I am trying to store a DenseVector into a DataFrame in a new column.
I tried the following code, but got an AttributeError
saying 'numpy.ndarray' object has no attribute '_get_object_id'
.
from pyspark.sql import functions
from pyspark.mllib.linalg import Vectors
df = spark.createDataFrame([{'name': 'Alice', 'age': 1},
{'name': 'Bob', 'age': 2}])
vec = Vectors.dense([1.0, 3.0, 2.9])
df.withColumn('vector', functions.lit(vec))
I'm hoping to store a vector per row for computation purpose. Any help is appreciated.

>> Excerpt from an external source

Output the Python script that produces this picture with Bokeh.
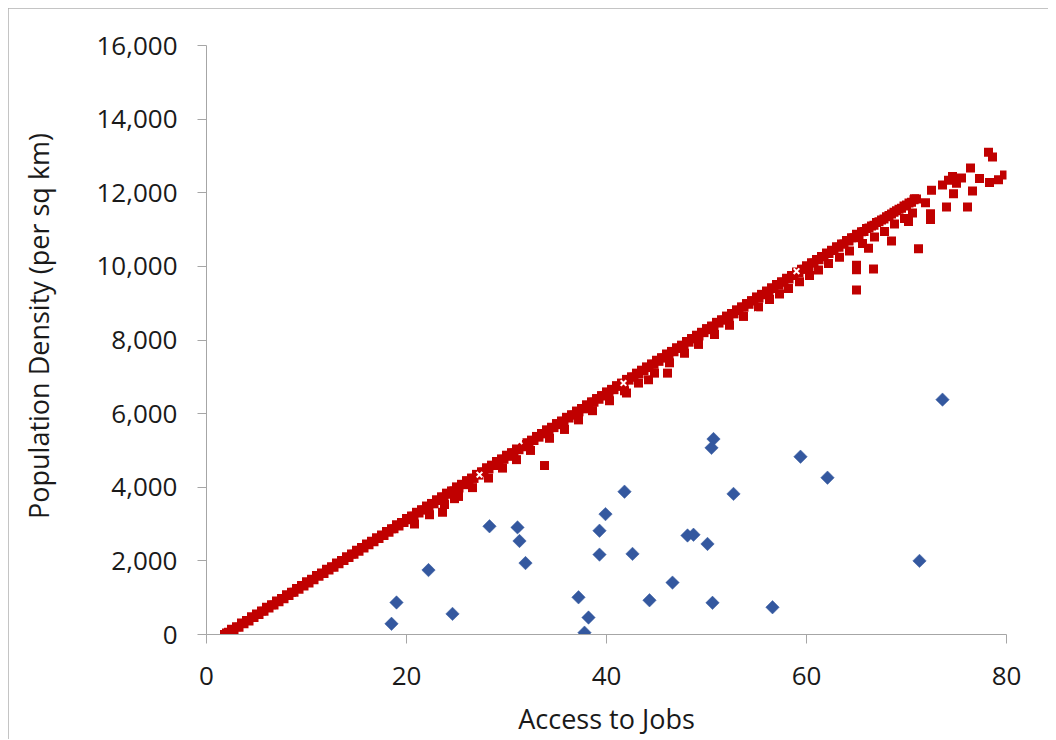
from bokeh.plotting import figure
from bokeh.models import Range1d, FixedTicker, NumeralTickFormatter
from bokeh.embed import file_html
from bokeh.resources import INLINE
import math

# ---- data ----
# Blue diamonds
blue_x = [18.5, 19.0, 22.2, 24.6, 28.3, 31.1, 31.3, 31.9, 37.2, 38.2, 37.8, 39.3, 39.3, 39.9, 41.8,
          42.6, 44.3, 46.6, 48.1, 48.7, 50.1, 50.7, 50.5, 50.6, 52.7, 56.6, 59.4, 62.1, 71.3, 73.6]
blue_y = [290, 870, 1750, 560, 2940, 2910, 2540, 1940, 1010, 460, 50, 2820, 2170, 3270, 3880,
          2190, 930, 1410, 2690, 2710, 2460, 5310, 5070, 860, 3820, 740, 4830, 4260, 2000, 6380]

# Red squares: main band
band_x = [1.8, 2.0, 2.2, 2.5, 3.0, 3.5, 4.0, 4.5, 5.0, 5.5, 6.0, 6.5, 7.0, 7.5, 8.0, 8.5, 9.0, 9.5,
          10.0, 10.5, 11.0, 11.5, 12.0, 12.5, 13.0, 13.5, 14.0, 14.5, 15.0, 15.5, 16.0, 16.5,
          17.0, 17.5, 18.0, 18.5, 19.0, 19.5, 20.0, 20.5, 21.0, 21.5, 22.0, 22.5, 23.0, 23.5,
          24.0, 24.5, 25.0, 25.5, 26.0, 26.5, 27.0, 27.5, 28.0, 28.5, 29.0, 29.5, 30.0, 30.5,
          31.0, 31.5, 32.0, 32.5, 33.0, 33.5, 34.0, 34.5, 35.0, 35.5, 36.0, 36.5, 37.0, 37.5,
          38.0, 38.5, 39.0, 39.5, 40.0, 40.5, 41.0, 41.5, 42.0, 42.5, 43.0, 43.5, 44.0, 44.5,
          45.0, 45.5, 46.0, 46.5, 47.0, 47.5, 48.0, 48.5, 49.0, 49.5, 50.0, 50.5, 51.0, 51.5,
          52.0, 52.5, 53.0, 53.5, 54.0, 54.5, 55.0, 55.5, 56.0, 56.5, 57.0, 57.5, 58.0, 58.5,
          59.0, 59.5, 60.0, 60.5, 61.0, 61.5, 62.0, 62.5, 63.0, 63.5, 64.0, 64.5, 65.0, 65.5,
          66.0, 66.5, 67.0, 67.5, 68.0, 68.5, 69.0, 69.5, 70.0, 70.5, 71.0]
band_y = [0, 40, 60, 140, 210, 310, 380, 480, 560, 640, 740, 810, 910, 980, 1080, 1150, 1250, 1330,
          1430, 1500, 1600, 1670, 1770, 1840, 1940, 2010, 2110, 2190, 2290, 2360, 2460, 2530,
          2630, 2700, 2800, 2870, 2980, 3040, 3150, 3220, 3320, 3390, 3490, 3560, 3660, 3740,
          3840, 3900, 4010, 4080, 4180, 4250, 4350, 4420, 4530, 4600, 4700, 4770, 4870, 4940,
          5040, 5110, 5210, 5280, 5380, 5460, 5560, 5630, 5730, 5800, 5900, 5970, 6070, 6140,
          6240, 6320, 6410, 6490, 6590, 6660, 6760, 6830, 6930, 7000, 7100, 7180, 7270, 7350,
          7450, 7520, 7620, 7690, 7790, 7860, 7960, 8040, 8130, 8210, 8310, 8380, 8480, 8550,
          8650, 8720, 8820, 8900, 8990, 9070, 9170, 9240, 9330, 9420, 9510, 9580, 9680, 9750,
          9850, 9920, 10020, 10100, 10190, 10270, 10360, 10440, 10530, 10610, 10700, 10780, 10870, 10940,
          11030, 11100, 11190, 11260, 11350, 11420, 11510, 11580, 11670, 11740, 11830]

# Red squares: second row inside the band
mid_x = [2.25, 2.75, 3.25, 3.75, 4.25, 4.75, 5.25, 5.75, 6.25, 6.75, 7.25, 7.75, 8.25, 8.75,
         9.25, 9.75, 10.25, 10.75, 11.25, 11.75, 12.25, 12.75, 13.25, 13.75, 14.25, 14.75,
         15.25, 15.75, 16.25, 16.75, 17.25, 17.75, 18.25, 18.75, 19.25, 19.75, 20.25, 20.75,
         21.25, 21.75, 22.25, 22.75, 23.25, 23.75, 24.25, 24.75, 25.25, 25.75, 26.25, 26.75,
         27.25, 27.75, 28.25, 28.75, 29.25, 29.75, 30.25, 30.75, 31.25, 31.75, 32.25, 32.75,
         33.25, 33.75, 34.25, 34.75, 35.25, 35.75, 36.25, 36.75, 37.25, 37.75, 38.25, 38.75,
         39.25, 39.75, 40.25, 40.75, 41.25, 41.75, 42.25, 42.75, 43.25, 43.75, 44.25, 44.75,
         45.25, 45.75, 46.25, 46.75, 47.25, 47.75, 48.25, 48.75, 49.25, 49.75, 50.25, 50.75,
         51.25, 51.75, 52.25, 52.75, 53.25, 53.75, 54.25, 54.75, 55.25, 55.75, 56.25, 56.75,
         57.25, 57.75, 58.25, 58.75, 59.25, 59.75, 60.25, 60.75, 61.25, 61.75, 62.25, 62.75,
         63.25, 63.75, 64.25, 64.75, 65.25, 65.75, 66.25, 66.75, 67.25, 67.75, 68.25, 68.75,
         69.25, 69.75, 70.25, 70.75]
mid_y = [30, 110, 200, 290, 370, 460, 540, 630, 720, 800, 890, 970, 1060, 1150,
         1230, 1320, 1400, 1490, 1580, 1660, 1750, 1830, 1920, 2010, 2090, 2180,
         2260, 2350, 2440, 2520, 2610, 2690, 2780, 2870, 2950, 3040, 3120, 3210,
         3300, 3380, 3470, 3550, 3640, 3730, 3810, 3900, 3980, 4070, 4160, 4240,
         4330, 4410, 4500, 4590, 4670, 4760, 4840, 4930, 5020, 5100, 5190, 5270,
         5360, 5450, 5530, 5620, 5700, 5790, 5880, 5960, 6050, 6130, 6220, 6310,
         6390, 6480, 6560, 6650, 6740, 6820, 6910, 6990, 7080, 7170, 7250, 7340,
         7420, 7510, 7600, 7680, 7770, 7850, 7940, 8030, 8110, 8200, 8280, 8370,
         8460, 8540, 8630, 8710, 8800, 8890, 8970, 9060, 9140, 9230, 9320, 9400,
         9490, 9570, 9660, 9750, 9830, 9920, 10000, 10090, 10180, 10260, 10350, 10430,
         10520, 10610, 10690, 10780, 10860, 10950, 11040, 11120, 11210, 11290, 11380, 11470,
         11550, 11640, 11720, 11810]

# Red squares: points just under the band
under_x = [20.8, 22.3, 23.8, 25.2, 26.6, 28.2, 29.6, 31.0, 32.4, 34.3, 35.8, 37.2, 38.6, 40.3,
           41.8, 43.2, 44.8, 46.3, 47.8, 49.2, 50.8, 52.3, 53.7, 55.2, 56.3, 57.3, 58.2, 59.3,
           60.3, 61.2, 62.2, 63.3, 64.3, 65.6, 66.8, 67.8, 68.8, 69.8, 70.6]
under_y = [3000, 3250, 3530, 3750, 3990, 4250, 4520, 4750, 5000, 5330, 5570, 5830, 6080, 6350,
           6620, 6830, 7100, 7380, 7640, 7880, 8150, 8400, 8640, 8900, 9100, 9250, 9400, 9580,
           9750, 9900, 10080, 10250, 10420, 10620, 10800, 10950, 11150, 11300, 11450]

# Red squares: scattered points
scat_x = [23.6, 24.8, 33.8, 42.0, 44.2, 46.1, 65.0, 65.0, 65.0, 66.2, 66.7, 68.5, 70.2, 71.2,
          70.8, 71.9, 72.4, 72.4, 72.5, 73.6, 74.0, 74.2, 74.6, 74.7, 75.0, 75.5, 76.1, 76.4,
          76.6, 77.3, 78.2, 78.3, 78.6, 79.2, 79.8]
scat_y = [3320, 3690, 4590, 6560, 6920, 7100, 9360, 9910, 10030, 10490, 9930, 10690, 11220, 10480,
          11840, 11730, 11430, 11270, 12070, 12210, 11610, 12340, 12440, 11970, 12260, 12400, 11610, 12670,
          12050, 12390, 13100, 12280, 12970, 12350, 12480]

# light gaps in the band
gap_x = [27.3, 31.3, 41.7, 54.7, 59.0]
gap_y = [4340, 5250, 6830, 8690, 9870]

x_ticks = [0, 20, 40, 60, 80]
y_ticks = [0, 2000, 4000, 6000, 8000, 10000, 12000, 14000, 16000]

FONT = "Open Sans"
TXT = "#1a1a1a"
AX = "#a6a6a6"
RED = "#C00000"

p = figure(width=1040, height=731, output_backend="svg", toolbar_location=None,
           x_range=Range1d(0, 80), y_range=Range1d(0, 16000),
           min_border_left=198, min_border_right=42, min_border_top=37, min_border_bottom=105)
p.margin = (8, 0, 0, 8)
p.styles = {"outline": "1px solid #b0b0b0", "outline-offset": "-1px"}
p.outline_line_color = None
p.xgrid.visible = False
p.ygrid.visible = False
p.background_fill_color = "white"
p.border_fill_color = "white"

p.scatter(blue_x, blue_y, marker="square", size=9.5, angle=math.pi / 4,
          fill_color="#34589F", line_color="#34589F", line_width=0.5)
for xs, ys in ((band_x, band_y), (mid_x, mid_y), (under_x, under_y), (scat_x, scat_y)):
    p.scatter(xs, ys, marker="square", size=9, fill_color=RED, line_color=RED, line_width=0)
p.scatter(gap_x, gap_y, marker="x", size=8, line_color="white", line_width=2)

for ax in (p.xaxis[0], p.yaxis[0]):
    ax.axis_line_color = AX
    ax.major_tick_line_color = AX
    ax.minor_tick_line_color = None
    ax.major_tick_out = 9
    ax.major_tick_in = 0
    ax.major_label_text_font = FONT
    ax.major_label_text_font_size = "26px"
    ax.major_label_text_color = TXT
    ax.axis_label_text_font = FONT
    ax.axis_label_text_font_size = "27px"
    ax.axis_label_text_color = TXT
    ax.axis_label_text_font_style = "normal"

p.xaxis[0].ticker = FixedTicker(ticks=x_ticks)
p.yaxis[0].ticker = FixedTicker(ticks=y_ticks)
p.yaxis[0].formatter = NumeralTickFormatter(format="0,0")
p.xaxis[0].axis_label = "Access to Jobs"
p.yaxis[0].axis_label = "\u00a0\u00a0\u00a0\u00a0Population Density (per sq km)"
p.yaxis[0].major_label_standoff = 20
p.xaxis[0].major_label_standoff = 23
p.yaxis[0].axis_label_standoff = 36
p.xaxis[0].axis_label_standoff = 12

open("out.html", "w").write(file_html(p, INLINE))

[Python 3.7.3, Spark version 2.4.3, via Jupyter All-Spark-Notebook]
EDIT
I tried to follow the answer here as suggested by Florian, but I could not adapt the udf to take in a custom pre-constructed vector.
conv = functions.udf(lambda x: DenseVector(x), VectorUDT())
# Same with
# conv = functions.udf(lambda x: x, VectorUDT())
df.withColumn('vector', conv(vec)).show()
I get this error :
TypeError: Invalid argument, not a string or column: [1.0,3.0,2.9] of type <class 'pyspark.mllib.linalg.DenseVector'>. For column literals, use 'lit', 'array', 'struct' or 'create_map' function.